§ **DATASET EXCERPTS**
╔══

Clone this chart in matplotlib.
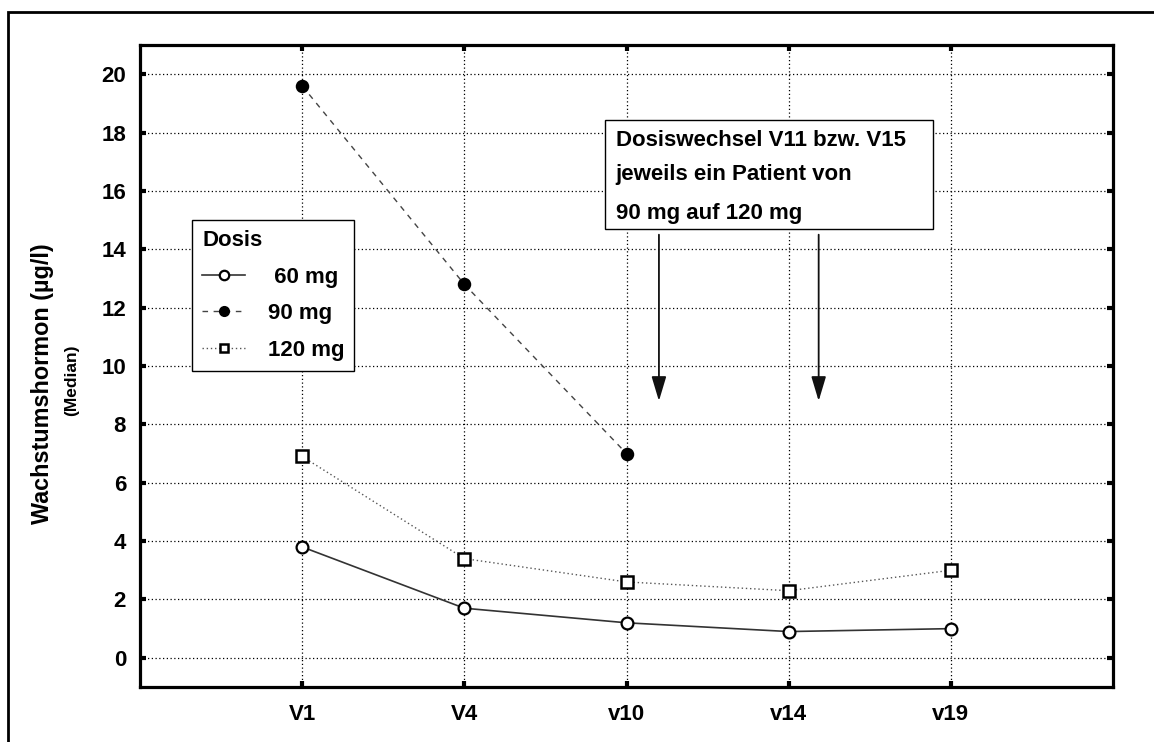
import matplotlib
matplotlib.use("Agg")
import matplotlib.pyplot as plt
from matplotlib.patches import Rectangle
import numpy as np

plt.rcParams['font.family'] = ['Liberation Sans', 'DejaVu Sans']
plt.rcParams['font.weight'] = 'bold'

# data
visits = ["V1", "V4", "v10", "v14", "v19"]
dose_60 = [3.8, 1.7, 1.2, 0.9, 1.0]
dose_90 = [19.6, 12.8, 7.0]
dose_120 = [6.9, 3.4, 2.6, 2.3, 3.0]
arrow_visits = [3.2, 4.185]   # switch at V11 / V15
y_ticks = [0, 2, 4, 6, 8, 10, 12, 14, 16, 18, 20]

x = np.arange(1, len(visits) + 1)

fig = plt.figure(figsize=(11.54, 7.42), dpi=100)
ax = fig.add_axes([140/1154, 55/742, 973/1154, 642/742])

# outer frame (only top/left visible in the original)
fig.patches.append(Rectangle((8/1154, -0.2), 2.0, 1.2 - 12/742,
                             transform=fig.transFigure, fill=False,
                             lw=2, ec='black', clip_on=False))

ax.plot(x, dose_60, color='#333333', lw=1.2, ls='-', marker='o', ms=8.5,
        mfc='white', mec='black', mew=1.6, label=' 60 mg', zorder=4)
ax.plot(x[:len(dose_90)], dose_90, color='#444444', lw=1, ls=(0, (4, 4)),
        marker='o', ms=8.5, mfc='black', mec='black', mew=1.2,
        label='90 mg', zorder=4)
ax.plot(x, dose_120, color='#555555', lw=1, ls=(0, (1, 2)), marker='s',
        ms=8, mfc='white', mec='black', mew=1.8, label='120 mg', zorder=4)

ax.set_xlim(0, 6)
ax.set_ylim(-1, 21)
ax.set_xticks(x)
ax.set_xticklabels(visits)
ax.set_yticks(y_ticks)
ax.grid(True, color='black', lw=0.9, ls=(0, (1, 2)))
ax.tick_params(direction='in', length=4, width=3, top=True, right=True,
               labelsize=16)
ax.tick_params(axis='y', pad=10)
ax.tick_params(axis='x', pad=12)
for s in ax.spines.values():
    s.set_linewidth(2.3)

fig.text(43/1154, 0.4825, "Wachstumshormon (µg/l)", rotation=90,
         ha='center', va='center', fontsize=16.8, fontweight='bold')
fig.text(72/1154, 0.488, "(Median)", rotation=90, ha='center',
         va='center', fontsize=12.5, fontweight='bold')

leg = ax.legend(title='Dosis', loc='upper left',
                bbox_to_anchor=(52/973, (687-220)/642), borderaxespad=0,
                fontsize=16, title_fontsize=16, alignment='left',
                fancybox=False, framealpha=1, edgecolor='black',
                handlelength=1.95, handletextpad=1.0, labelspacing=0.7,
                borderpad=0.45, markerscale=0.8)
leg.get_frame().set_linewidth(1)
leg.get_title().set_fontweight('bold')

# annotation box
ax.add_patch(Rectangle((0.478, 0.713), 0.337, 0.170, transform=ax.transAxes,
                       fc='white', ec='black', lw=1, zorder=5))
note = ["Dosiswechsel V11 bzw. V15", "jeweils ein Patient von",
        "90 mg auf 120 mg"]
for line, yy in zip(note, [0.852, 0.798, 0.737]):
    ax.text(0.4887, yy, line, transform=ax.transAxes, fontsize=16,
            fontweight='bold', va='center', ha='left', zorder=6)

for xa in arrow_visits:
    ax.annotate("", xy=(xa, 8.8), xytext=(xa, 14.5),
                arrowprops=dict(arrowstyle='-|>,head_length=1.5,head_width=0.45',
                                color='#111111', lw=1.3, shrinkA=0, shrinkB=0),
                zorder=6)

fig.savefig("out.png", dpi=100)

╚══
╔══

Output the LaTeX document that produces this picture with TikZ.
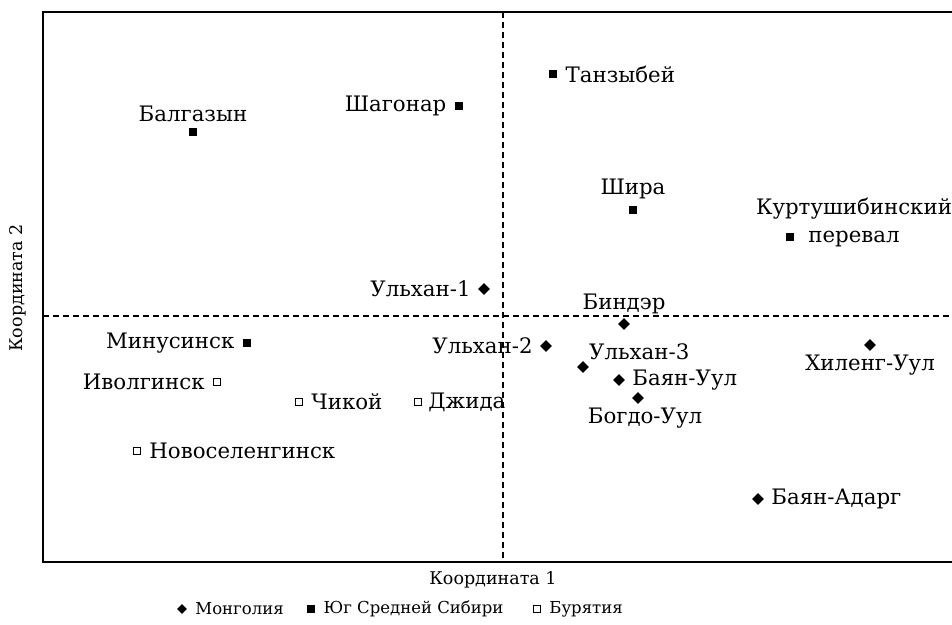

╚══
╔══

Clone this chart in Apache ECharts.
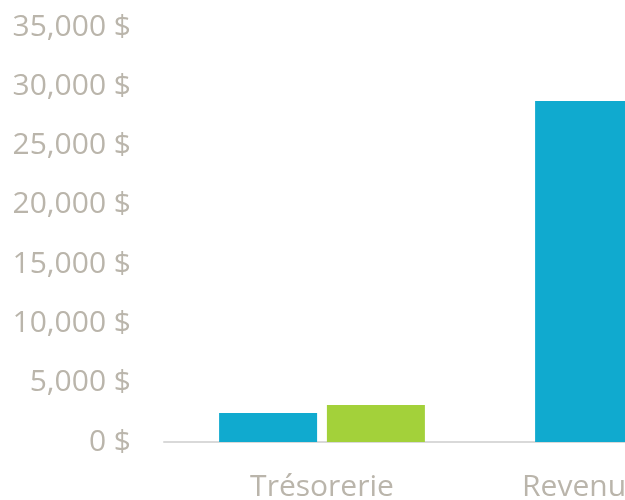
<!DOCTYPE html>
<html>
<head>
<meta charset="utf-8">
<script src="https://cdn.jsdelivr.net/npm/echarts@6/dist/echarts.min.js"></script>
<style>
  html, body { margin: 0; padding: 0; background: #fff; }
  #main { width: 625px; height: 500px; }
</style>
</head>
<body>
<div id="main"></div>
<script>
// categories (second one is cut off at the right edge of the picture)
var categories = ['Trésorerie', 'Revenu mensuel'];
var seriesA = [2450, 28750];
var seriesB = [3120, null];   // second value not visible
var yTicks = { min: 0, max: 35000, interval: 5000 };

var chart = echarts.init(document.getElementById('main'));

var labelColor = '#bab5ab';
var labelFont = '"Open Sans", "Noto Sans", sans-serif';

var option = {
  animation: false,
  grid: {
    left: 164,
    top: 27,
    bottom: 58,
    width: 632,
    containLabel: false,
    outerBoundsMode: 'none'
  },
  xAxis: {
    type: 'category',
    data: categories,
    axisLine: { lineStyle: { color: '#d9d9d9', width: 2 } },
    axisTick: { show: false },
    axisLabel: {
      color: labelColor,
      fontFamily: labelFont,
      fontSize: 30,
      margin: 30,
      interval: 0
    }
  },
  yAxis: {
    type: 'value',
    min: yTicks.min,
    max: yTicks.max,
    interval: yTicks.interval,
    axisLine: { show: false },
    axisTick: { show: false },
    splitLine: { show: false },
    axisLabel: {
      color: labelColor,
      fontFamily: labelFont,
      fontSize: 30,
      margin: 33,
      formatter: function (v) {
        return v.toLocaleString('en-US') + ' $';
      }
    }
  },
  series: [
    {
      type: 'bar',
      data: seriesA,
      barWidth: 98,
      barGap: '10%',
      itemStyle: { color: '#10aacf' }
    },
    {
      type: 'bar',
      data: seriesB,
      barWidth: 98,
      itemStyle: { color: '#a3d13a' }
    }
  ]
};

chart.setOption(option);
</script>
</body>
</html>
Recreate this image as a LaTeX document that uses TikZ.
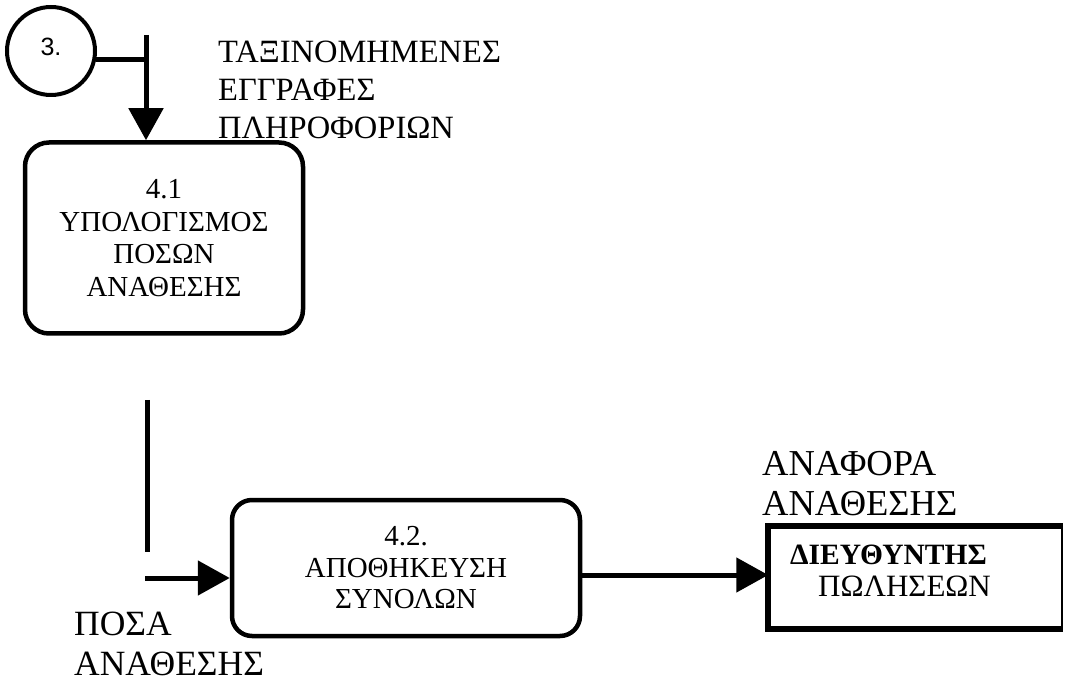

╚══

§ **GIVEN EXERCISE**
Copy the part that starts at the line with "Clone this chart in matplotlib." and finishes at the line with "ms=8, mfc='white', mec='black', mew=1.8, label='120", both included, and nothing more. Pictures are left out.

§ **ANSWER TO THIS TASK**
Clone this chart in matplotlib.
import matplotlib
matplotlib.use("Agg")
import matplotlib.pyplot as plt
from matplotlib.patches import Rectangle
import numpy as np

plt.rcParams['font.family'] = ['Liberation Sans', 'DejaVu Sans']
plt.rcParams['font.weight'] = 'bold'

# data
visits = ["V1", "V4", "v10", "v14", "v19"]
dose_60 = [3.8, 1.7, 1.2, 0.9, 1.0]
dose_90 = [19.6, 12.8, 7.0]
dose_120 = [6.9, 3.4, 2.6, 2.3, 3.0]
arrow_visits = [3.2, 4.185]   # switch at V11 / V15
y_ticks = [0, 2, 4, 6, 8, 10, 12, 14, 16, 18, 20]

x = np.arange(1, len(visits) + 1)

fig = plt.figure(figsize=(11.54, 7.42), dpi=100)
ax = fig.add_axes([140/1154, 55/742, 973/1154, 642/742])

# outer frame (only top/left visible in the original)
fig.patches.append(Rectangle((8/1154, -0.2), 2.0, 1.2 - 12/742,
                             transform=fig.transFigure, fill=False,
                             lw=2, ec='black', clip_on=False))

ax.plot(x, dose_60, color='#333333', lw=1.2, ls='-', marker='o', ms=8.5,
        mfc='white', mec='black', mew=1.6, label=' 60 mg', zorder=4)
ax.plot(x[:len(dose_90)], dose_90, color='#444444', lw=1, ls=(0, (4, 4)),
        marker='o', ms=8.5, mfc='black', mec='black', mew=1.2,
        label='90 mg', zorder=4)
ax.plot(x, dose_120, color='#555555', lw=1, ls=(0, (1, 2)), marker='s',
        ms=8, mfc='white', mec='black', mew=1.8, label='120 mg', zorder=4)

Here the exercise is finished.